(Entries from a dataset)
>>>
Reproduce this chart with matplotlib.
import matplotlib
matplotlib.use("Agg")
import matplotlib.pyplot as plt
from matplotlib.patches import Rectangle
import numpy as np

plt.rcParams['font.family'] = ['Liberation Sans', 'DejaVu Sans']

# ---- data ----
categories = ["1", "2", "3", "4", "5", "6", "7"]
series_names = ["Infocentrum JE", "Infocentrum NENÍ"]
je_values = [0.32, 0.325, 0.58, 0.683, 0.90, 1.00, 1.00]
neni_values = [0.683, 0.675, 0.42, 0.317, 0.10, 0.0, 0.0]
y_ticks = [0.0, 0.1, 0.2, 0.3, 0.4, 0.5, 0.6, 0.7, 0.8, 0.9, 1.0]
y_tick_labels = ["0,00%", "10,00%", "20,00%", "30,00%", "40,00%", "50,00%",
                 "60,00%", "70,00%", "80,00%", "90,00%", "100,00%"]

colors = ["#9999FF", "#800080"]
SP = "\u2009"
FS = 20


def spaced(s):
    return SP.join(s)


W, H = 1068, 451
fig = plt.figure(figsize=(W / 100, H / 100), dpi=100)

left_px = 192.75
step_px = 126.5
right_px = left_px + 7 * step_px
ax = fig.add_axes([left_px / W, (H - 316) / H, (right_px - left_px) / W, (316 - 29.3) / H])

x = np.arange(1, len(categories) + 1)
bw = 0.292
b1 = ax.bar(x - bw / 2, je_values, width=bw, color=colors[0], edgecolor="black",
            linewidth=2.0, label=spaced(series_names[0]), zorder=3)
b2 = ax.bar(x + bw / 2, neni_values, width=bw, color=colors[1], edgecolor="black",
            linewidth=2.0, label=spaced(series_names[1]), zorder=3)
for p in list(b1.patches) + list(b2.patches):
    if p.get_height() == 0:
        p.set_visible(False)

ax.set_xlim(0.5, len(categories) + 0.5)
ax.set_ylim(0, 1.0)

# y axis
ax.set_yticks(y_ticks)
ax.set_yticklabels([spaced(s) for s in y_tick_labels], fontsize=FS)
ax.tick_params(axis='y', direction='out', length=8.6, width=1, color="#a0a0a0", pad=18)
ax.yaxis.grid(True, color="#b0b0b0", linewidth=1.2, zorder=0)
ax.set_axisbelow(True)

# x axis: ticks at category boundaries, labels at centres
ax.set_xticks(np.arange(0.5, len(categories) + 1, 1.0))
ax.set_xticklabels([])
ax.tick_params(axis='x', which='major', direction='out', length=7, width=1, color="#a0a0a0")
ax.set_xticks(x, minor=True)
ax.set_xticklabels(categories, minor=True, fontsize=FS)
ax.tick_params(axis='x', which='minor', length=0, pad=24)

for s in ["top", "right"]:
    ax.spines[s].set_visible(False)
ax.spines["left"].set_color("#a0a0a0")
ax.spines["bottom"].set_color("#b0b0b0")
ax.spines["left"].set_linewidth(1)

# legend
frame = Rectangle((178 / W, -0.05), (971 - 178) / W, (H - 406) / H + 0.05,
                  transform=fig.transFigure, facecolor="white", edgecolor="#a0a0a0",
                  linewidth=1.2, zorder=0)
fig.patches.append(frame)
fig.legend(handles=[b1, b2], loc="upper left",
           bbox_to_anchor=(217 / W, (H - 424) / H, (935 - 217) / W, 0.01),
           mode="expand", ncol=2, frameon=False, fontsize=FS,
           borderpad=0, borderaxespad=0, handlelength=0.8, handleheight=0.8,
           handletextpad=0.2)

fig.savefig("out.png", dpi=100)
<<<
>>>
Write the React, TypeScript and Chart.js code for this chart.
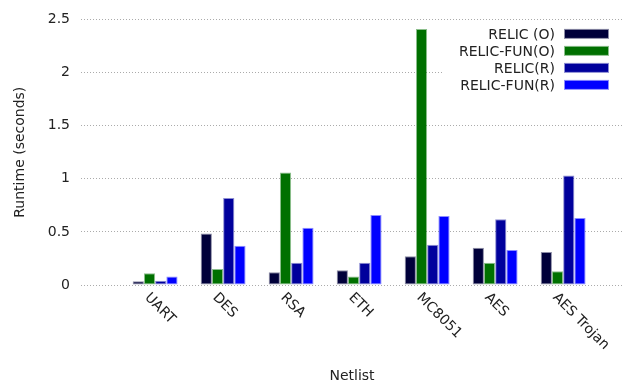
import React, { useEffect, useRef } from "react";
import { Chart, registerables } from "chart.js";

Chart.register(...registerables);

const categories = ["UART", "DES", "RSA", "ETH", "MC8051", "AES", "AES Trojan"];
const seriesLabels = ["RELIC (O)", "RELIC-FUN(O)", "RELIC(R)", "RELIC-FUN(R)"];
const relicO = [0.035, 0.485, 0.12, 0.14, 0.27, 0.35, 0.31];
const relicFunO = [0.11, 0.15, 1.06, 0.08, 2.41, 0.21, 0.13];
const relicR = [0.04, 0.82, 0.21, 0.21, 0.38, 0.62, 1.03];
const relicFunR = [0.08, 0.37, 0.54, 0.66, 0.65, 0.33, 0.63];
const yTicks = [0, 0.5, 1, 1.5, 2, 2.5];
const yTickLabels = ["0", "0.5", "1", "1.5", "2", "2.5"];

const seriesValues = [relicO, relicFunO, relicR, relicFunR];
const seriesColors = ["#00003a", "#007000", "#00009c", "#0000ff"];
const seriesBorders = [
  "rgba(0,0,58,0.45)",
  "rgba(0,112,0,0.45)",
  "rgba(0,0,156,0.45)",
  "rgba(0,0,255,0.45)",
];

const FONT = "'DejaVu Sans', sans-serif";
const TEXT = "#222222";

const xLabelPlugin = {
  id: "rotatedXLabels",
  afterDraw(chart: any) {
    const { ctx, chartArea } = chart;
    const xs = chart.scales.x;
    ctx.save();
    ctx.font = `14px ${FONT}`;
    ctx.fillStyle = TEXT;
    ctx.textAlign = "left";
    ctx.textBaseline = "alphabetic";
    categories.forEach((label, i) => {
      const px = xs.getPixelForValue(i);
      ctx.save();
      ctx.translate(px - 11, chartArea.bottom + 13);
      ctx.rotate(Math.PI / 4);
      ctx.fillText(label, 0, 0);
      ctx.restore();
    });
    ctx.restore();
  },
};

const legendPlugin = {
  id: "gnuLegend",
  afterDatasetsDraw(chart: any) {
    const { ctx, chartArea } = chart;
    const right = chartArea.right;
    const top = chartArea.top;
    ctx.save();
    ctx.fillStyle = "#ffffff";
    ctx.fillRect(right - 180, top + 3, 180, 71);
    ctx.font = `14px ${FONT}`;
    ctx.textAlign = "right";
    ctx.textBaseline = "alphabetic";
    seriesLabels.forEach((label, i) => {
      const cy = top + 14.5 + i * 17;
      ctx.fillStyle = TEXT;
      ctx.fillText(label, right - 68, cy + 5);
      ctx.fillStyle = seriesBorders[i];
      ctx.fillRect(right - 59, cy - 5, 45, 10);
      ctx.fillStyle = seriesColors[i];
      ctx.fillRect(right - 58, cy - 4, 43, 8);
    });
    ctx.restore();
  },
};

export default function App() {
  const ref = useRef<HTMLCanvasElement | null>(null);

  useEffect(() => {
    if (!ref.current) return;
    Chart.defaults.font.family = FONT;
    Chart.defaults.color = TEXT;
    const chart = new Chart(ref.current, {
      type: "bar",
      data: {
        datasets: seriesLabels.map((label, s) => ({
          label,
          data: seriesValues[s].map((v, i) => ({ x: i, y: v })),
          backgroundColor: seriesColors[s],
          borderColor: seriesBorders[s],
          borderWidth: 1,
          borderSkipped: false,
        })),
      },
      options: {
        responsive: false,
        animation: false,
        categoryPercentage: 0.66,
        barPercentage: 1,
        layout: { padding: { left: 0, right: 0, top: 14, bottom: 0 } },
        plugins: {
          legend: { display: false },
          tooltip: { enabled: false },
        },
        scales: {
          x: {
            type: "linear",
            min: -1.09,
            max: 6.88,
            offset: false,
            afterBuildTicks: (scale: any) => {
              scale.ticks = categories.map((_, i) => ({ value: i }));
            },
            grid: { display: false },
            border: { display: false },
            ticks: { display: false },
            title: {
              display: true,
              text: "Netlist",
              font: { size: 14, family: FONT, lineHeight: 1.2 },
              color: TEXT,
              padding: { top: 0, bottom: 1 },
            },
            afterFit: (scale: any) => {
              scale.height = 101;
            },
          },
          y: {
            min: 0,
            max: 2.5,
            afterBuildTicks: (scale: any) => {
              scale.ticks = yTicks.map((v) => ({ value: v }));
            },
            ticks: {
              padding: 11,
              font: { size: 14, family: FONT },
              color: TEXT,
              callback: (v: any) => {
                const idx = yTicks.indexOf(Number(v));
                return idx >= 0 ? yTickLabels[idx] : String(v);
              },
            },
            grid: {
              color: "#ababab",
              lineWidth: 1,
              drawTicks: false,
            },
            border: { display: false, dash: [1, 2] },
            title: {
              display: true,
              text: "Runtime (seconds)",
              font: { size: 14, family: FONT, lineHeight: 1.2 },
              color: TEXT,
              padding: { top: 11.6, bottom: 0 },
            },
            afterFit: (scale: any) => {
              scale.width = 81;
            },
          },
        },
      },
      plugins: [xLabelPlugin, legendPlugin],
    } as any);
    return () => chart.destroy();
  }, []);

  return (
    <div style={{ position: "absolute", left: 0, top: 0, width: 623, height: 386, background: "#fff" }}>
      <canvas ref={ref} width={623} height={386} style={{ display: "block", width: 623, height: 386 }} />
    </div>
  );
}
<<<
>>>
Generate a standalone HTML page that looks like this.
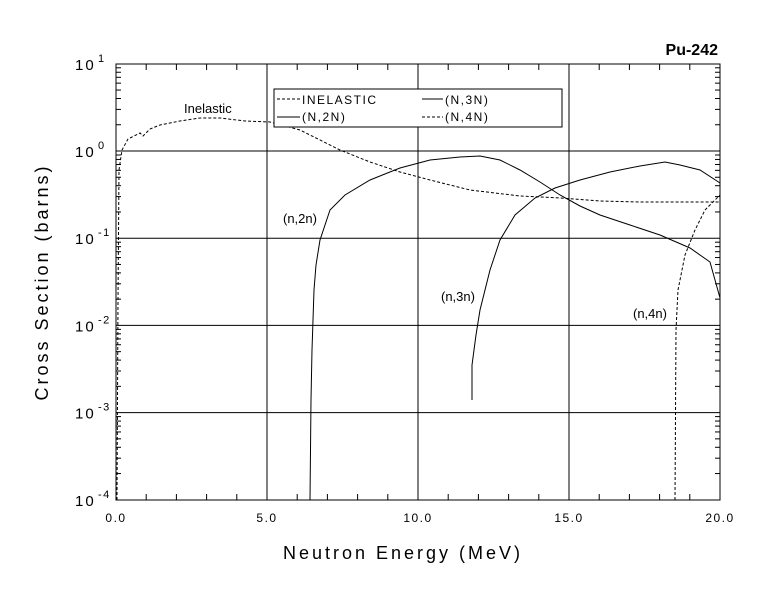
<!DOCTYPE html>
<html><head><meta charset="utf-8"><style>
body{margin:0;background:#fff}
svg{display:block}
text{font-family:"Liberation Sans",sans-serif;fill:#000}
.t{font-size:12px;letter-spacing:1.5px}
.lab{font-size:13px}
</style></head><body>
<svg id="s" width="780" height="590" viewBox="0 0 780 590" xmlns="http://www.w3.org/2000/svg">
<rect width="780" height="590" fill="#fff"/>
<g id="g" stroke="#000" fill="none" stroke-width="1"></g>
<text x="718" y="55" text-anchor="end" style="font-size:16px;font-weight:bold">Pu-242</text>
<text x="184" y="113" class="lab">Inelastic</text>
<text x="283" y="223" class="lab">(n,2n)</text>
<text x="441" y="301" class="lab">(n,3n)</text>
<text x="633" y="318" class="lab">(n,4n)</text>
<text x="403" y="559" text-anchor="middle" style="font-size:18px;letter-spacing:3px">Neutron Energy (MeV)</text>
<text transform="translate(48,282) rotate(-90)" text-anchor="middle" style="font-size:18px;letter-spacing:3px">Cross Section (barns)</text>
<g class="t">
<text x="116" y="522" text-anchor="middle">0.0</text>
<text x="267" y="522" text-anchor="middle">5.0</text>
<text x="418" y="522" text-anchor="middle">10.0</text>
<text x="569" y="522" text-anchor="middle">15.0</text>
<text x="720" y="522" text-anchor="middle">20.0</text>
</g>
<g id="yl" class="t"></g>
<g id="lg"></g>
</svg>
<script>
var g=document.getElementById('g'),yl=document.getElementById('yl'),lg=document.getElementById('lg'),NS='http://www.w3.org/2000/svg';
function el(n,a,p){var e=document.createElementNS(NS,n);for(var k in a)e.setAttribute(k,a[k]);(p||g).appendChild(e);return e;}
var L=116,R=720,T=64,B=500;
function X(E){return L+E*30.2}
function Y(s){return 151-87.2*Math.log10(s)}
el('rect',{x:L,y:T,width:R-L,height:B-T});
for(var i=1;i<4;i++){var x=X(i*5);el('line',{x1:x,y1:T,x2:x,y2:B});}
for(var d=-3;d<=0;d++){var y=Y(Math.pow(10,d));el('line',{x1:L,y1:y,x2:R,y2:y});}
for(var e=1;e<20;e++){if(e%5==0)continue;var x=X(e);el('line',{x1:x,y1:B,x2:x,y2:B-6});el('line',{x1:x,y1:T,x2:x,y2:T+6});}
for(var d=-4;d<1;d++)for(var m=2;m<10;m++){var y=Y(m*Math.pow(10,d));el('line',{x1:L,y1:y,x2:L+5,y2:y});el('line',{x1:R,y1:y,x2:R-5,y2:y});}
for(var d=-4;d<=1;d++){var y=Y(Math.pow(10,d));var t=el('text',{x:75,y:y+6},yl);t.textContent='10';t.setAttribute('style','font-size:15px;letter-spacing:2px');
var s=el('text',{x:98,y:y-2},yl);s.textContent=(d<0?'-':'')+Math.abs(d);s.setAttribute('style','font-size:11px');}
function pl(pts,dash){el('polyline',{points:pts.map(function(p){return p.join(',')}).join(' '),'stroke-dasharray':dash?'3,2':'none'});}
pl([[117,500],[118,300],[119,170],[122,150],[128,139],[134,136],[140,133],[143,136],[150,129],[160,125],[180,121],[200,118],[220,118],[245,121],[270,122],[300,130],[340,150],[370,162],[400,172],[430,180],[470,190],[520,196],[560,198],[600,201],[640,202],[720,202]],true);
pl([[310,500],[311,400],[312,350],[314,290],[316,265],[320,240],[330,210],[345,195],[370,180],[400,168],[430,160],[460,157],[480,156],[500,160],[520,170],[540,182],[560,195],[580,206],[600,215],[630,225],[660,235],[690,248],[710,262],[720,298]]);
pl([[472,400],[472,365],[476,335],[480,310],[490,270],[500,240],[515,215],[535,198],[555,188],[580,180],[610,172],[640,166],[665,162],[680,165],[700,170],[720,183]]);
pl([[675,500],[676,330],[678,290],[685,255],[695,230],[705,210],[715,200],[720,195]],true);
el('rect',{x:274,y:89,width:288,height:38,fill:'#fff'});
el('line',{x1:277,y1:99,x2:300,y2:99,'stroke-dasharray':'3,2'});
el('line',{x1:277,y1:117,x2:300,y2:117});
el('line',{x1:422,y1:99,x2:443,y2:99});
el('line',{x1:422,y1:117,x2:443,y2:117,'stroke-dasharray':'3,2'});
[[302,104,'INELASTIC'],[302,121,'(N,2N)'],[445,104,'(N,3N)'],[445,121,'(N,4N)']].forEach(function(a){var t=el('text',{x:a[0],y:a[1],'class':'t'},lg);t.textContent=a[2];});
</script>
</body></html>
<<<
From the records above, print exactly the lines that run from the line with "Reproduce this chart with matplotlib." to the line with "plt.rcParams['font.family'] = ['Liberation", inclusive.

## THE OUTPUT
Reproduce this chart with matplotlib.
import matplotlib
matplotlib.use("Agg")
import matplotlib.pyplot as plt
from matplotlib.patches import Rectangle
import numpy as np

plt.rcParams['font.family'] = ['Liberation Sans', 'DejaVu Sans']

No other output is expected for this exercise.